Honestly, life doesn’t get better than this pasta dish. It fills you up without weighing you down, lifts your spirits without making you feel guilty and even packs a serving of vegetables.
The recipe might sound hard but it’s honestly the easiest. For a quick hack, buy frozen butternut squash, steam it (or microwave it if you’re really lazy/pressed for time), and then throw it in the food processor with all of the other sauce ingredients. (This is what I usually do).
2 cups peeled and diced butternut squash (can also use frozen)
1/4 cup unsweetened (NOT vanilla) almond milk
2 tbsp extra virgin olive oil
1 tsp onion powder
1/2 tsp garlic powder
1 or 1 1/2 tsp sea salt
4 tbsp nutritional yeast
1 tbsp lemon juice
1 package gluten-free pasta of your choice
Fresh parsley for garnish (optional)
Steam the butternut squash for about 10 minutes or until it’s soft. You can also boil or roast it.
Cook the pasta according to package directions while cooking the squash
Place the steamed squash in a blender with the rest of the ingredients (except the pasta and parsley) and blend until smooth.

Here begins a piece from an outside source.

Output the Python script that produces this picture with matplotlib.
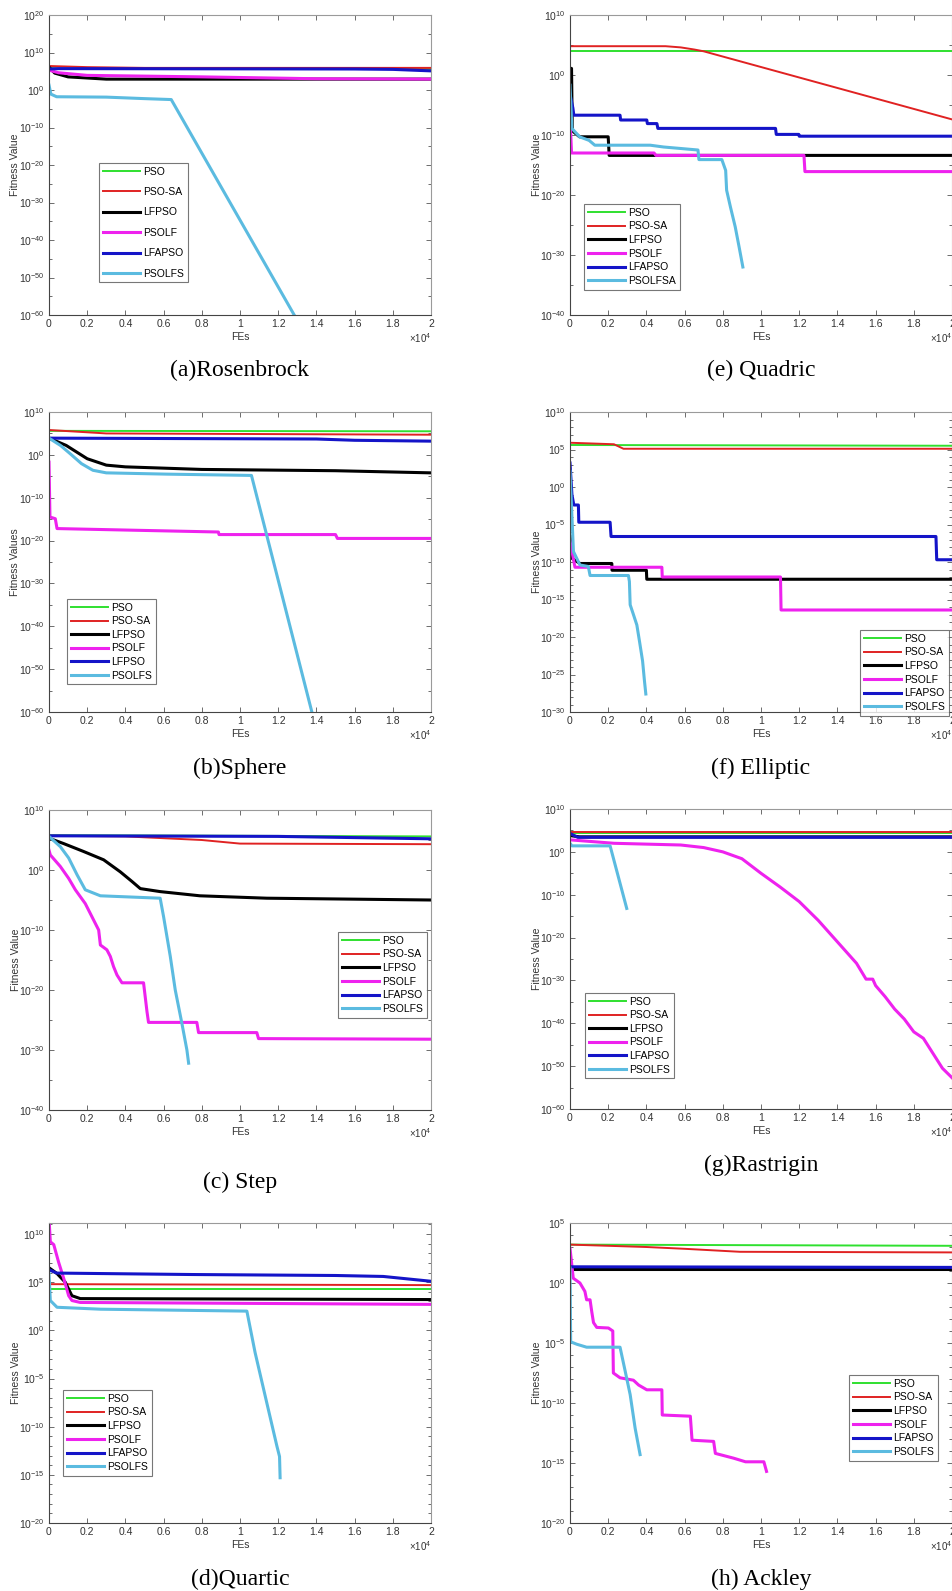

*Taste test* – you can always add more garlic or salt to your sauce according to your preference. More nutritional yeast will make it taste “cheesier.” I also like to add some smoked paprika for a kick, or buffalo sauce for buffalo mac and cheese
Mix the pasta and the sauce in the pot.
If you reheat, you might need to add a little more milk since the sauce thickens after you refrigerate it.